We are an all age, Bible-based, praying and worshiping community; who look outside ourselves, to love the people of our parish; that we can share with them, the joy, light and love of Jesus; so that they may become his disciples.
We are a friendly family church community situated in a village of about 2500, just to the west of Grantham with a variety of services and weekly activities for all ages and interests.
Come along and join in our Informal, Hands Free, Family Service on the 3rd Sunday of each month.
- Follow the service on the big screen - no hymn books required.
- We also have live music, modern worship tunes, and a drama or puppet sketch.
- Children take a large part in the service, taking the collection, doing the readings, and welcoming our congregation.
For quieter times, the 8.30am spoken Holy Communion and Morning Prayer services are ideal a chance to recharge those batteries after a busy week.
Our 10.00am services follow this pattern
1st Sunday Morning Praise
2nd Sunday Holy Communion
3rd Sunday Families Service
4th Sunday Morning Prayer
5th Sunday Cafe Church
They offer a mix traditional hymns and more modern worship tunes.
- During term time there are Sunday Clubs for school age children (younger children are welcome to attend with a carer).
We also offer both a ladies and a mens fellowship group, an informal singing group and house groups.
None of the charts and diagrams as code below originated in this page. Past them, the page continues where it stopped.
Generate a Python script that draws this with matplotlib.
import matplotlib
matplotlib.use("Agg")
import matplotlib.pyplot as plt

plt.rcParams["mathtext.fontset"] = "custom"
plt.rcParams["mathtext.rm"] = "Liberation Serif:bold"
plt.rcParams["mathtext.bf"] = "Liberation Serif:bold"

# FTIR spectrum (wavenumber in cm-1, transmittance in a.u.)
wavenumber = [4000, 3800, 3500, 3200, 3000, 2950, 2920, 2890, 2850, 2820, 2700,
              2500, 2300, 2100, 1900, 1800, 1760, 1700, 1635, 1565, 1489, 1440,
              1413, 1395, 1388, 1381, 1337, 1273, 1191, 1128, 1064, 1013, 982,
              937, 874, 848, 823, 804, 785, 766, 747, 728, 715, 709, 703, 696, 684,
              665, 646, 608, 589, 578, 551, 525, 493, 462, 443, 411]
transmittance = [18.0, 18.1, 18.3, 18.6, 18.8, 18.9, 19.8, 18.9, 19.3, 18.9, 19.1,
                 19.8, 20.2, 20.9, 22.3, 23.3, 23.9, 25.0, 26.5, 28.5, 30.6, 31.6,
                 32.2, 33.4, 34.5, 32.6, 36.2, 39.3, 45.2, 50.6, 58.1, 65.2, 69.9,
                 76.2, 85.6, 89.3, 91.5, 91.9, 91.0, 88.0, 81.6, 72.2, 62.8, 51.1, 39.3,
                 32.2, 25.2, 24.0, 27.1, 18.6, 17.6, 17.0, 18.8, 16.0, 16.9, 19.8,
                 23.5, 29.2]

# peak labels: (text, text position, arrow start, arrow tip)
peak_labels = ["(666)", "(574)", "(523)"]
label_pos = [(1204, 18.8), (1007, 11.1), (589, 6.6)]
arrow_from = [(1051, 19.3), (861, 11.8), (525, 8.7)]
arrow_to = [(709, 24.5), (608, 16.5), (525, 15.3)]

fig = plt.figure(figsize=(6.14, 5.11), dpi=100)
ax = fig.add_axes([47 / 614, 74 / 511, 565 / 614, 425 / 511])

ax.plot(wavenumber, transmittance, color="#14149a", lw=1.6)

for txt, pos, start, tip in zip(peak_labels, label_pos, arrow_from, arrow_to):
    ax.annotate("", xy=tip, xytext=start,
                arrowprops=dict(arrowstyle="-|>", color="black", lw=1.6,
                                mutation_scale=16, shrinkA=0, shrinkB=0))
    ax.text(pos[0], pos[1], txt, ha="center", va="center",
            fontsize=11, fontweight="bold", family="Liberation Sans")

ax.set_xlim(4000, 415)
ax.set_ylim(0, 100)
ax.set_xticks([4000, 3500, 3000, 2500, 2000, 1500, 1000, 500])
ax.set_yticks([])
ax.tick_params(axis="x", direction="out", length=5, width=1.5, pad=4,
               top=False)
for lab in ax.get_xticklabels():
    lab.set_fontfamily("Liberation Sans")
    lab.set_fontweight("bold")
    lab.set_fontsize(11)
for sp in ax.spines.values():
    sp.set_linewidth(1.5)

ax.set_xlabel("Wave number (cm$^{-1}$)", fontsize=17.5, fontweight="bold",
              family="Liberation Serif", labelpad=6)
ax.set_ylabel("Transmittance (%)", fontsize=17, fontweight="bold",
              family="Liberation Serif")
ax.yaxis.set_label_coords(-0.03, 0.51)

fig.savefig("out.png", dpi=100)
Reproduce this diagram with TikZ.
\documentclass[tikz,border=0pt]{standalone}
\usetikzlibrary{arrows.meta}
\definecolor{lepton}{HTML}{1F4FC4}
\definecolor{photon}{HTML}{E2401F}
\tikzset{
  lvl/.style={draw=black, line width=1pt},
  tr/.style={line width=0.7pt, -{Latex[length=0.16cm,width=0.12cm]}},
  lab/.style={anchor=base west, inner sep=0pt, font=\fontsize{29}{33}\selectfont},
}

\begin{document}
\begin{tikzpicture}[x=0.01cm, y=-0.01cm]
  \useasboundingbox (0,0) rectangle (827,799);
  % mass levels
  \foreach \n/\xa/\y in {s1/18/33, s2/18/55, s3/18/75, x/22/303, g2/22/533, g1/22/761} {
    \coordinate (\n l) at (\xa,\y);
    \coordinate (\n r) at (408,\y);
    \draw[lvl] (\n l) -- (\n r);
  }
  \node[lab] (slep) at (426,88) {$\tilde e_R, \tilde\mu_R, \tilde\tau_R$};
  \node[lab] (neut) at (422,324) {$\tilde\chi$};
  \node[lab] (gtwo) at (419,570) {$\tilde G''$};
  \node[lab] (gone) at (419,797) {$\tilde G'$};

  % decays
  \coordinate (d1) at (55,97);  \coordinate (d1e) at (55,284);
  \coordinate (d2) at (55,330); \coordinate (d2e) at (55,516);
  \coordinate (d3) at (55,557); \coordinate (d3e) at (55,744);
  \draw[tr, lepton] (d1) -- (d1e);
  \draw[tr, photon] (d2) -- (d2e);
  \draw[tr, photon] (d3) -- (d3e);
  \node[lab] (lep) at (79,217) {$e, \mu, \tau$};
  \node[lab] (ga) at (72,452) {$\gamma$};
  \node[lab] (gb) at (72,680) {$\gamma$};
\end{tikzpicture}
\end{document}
In addition we work with the village Baptist Fellowship to offer Friday evening youth clubs for children in school year 3 or above. We are also very fortunate to have a peal of 6 bells and an active enthusiastic and talented team of ringers.
Our churchyard overlooks the Vale of Belvoir, and you are most welcome to sit awhile in the peace and quiet; a sanctuary in the hustle and bustle of modern life.
Our church stands in the centre of a roughly circular site, and it at least the second Christian place of worship to be built there. The nature of the site suggests that it may have been a focus for pre-Christian worship, before the first church was built. It was quite common for the early church to take over sites which were already regarded as sacred and ‘convert’ them to use for Christian worship.
The church referred to in the Domesday Book was probably wooden. We have no way of knowing when it was built, or whether it was the first Christian building on this site. The only indication of that church is some Saxon carving embodied in the present church structure. The present church is an ironstone and limestone building of the thirteenth and fourteenth centuries, consisting of a nave, with two arcades of four bays each, a chancel, a tower and spire containing six bells.